L'avocat a soutenu par ailleurs que le fait de ne pas se soumettre aux règlements du tribunal constitue « un défi à l'autorité du TSL ». Et de mettre en avant « l'arrogance » dont a fait preuve la directrice adjointe de la chaîne « qui, a dit l'avocat, se croit au-dessus de la loi ». Il a ainsi rappelé les propos de Mme Khayat lorsque celle-ci a affirmé que « la cour ne lui faisait pas peur » et qu'elle « ne cessera pas de poursuivre sa tâche ». Mettant en avant une fois de plus « la recherche du scoop journalistique en ignorant la sécurité des témoins protégés », l'accusation a conclu que Mme Khayat « ne saurait bénéficier de circonstances atténuantes ».

Arguant par ailleurs du fait qu'avec sa famille, l'accusée détient 50 % des actions de la chaîne, dont le capital s'élève à 50 millions de dollars, l'avocat a demandé « une amende adaptée aux circonstances personnelles de Mme Khayat ». Et de rappeler enfin sa responsabilité directe en tant que productrice du programme incriminé.
La défense n'avait pas encore dit son dernier mot. Pour Karim Khan, l'accusation « n'a pas saisi le cœur du problème ». Commentant la peine requise par la partie adverse, il a soutenu qu'il ne s'agit pas là « d'une sentence vindicative, mais d'une peine qui puisse se fonder sur la loi ». Et d'approuver les arguments préalablement avancés par le juge Lettieri qui avait estimé que l'affaire « n'était pas ordinaire » et que « l'accusation n'a pas réussi à prouver le mal causé » par la diffusion dudit programme, encore moins « le fait que la confiance dans le tribunal a été entamée ». Soulignant qu'il n'existe aucun cas similaire dans la jurisprudence internationale, la défense a réfuté les accusations d'arrogance avancées par la partie adverse.
« Mme Khayat est plutôt l'exemple même en matière de coopération avec la justice », a-t-il dit. L'avocat a tenu à rappeler que le jour même du verdict, la chaîne al-Jadeed a été victime de tirs, ce qui, selon lui, pourrait avoir motivé l'absence de l'accusée hier à l'audience, un point préalablement soulevé par l'accusation.

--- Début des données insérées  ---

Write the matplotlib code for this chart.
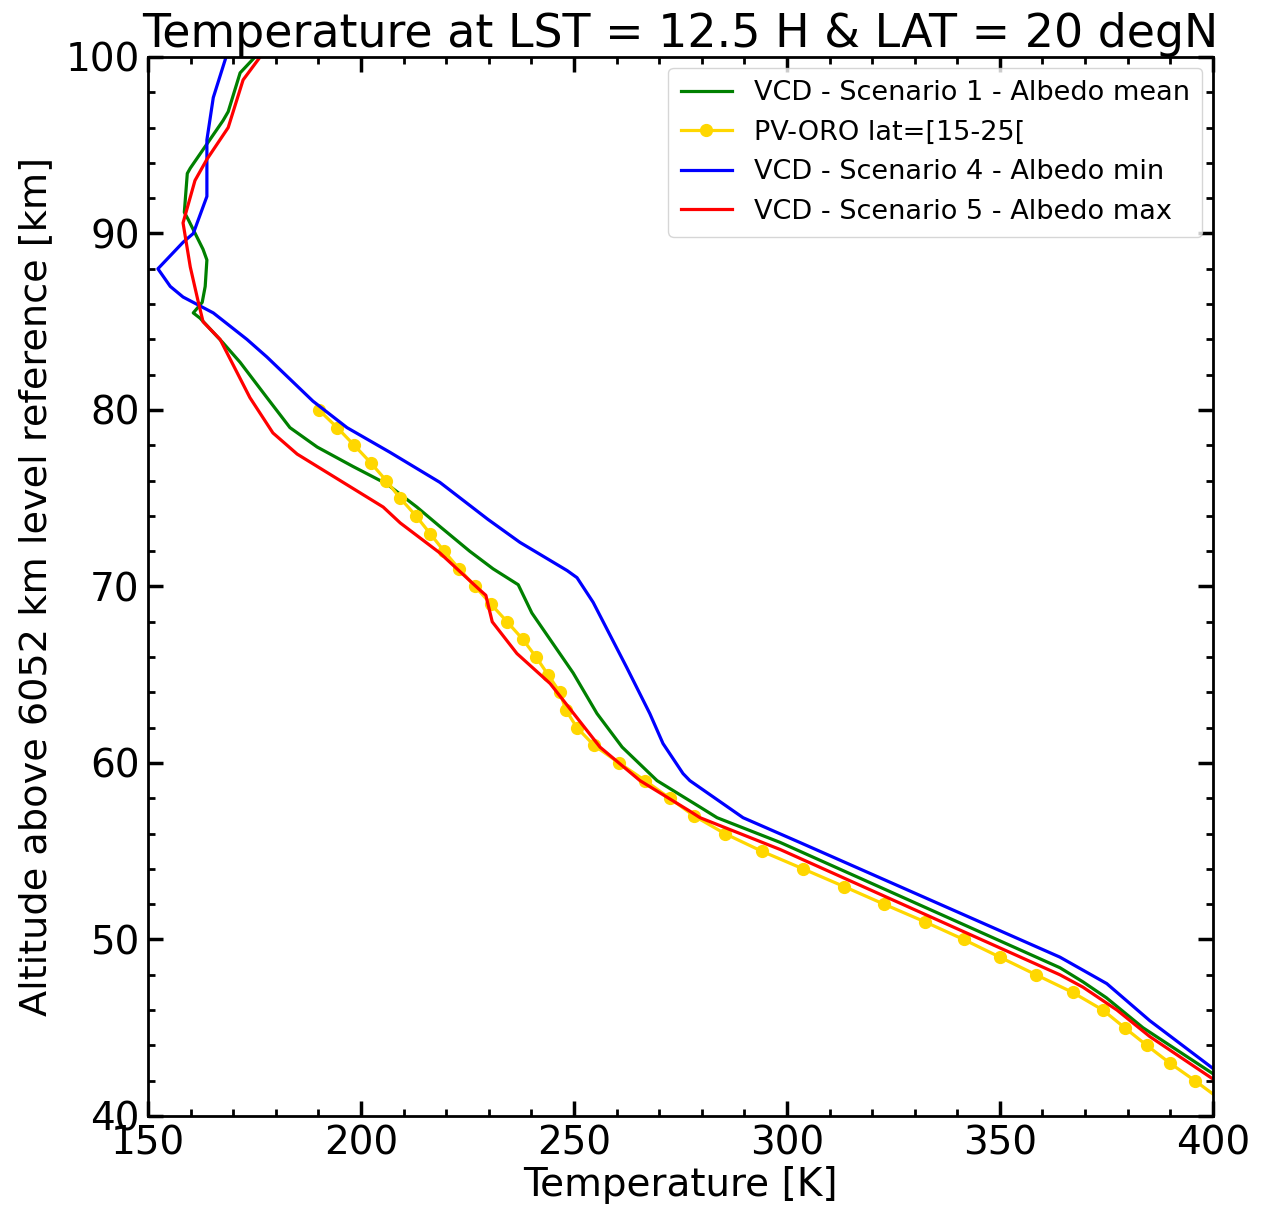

Revenant sur l'argument financier relatif à la solvabilité de la chaîne, M. Khan a estimé que l'accusation « s'est basée sur un document vieux de 25 ans ». « En justice internationale, on ne se fonde pas sur l'intuition », a ironisé la défense. Celle-ci a indiqué à ce propos qu'à l'instar de plusieurs médias libanais, al-Jadeed, contraint de supprimer des programmes et de licencier une partie de ses employés, a des difficultés financières. L'avocat a ajouté que l'accusation « a failli » à montrer que les témoins figurant dans les reportages « étaient effectivement des témoins » sollicités par l'accusation. Par mesure de confidentialité, celle-ci n'a jamais affirmé ou infirmé à ce jour le fait que les personnes interrogées par al-Jadeed étaient sur sa liste des témoins protégés. Et M. Khan de faire remarquer que Mme Khayat « a déjà subi assez de préjudice » en payant notamment un prix fort, dont les frais des avocats de la défense et les voyages requis à La Haye. Il a conclu que Mme Khayat « n'a pas commis de crime mais qu'elle était simplement fautive ».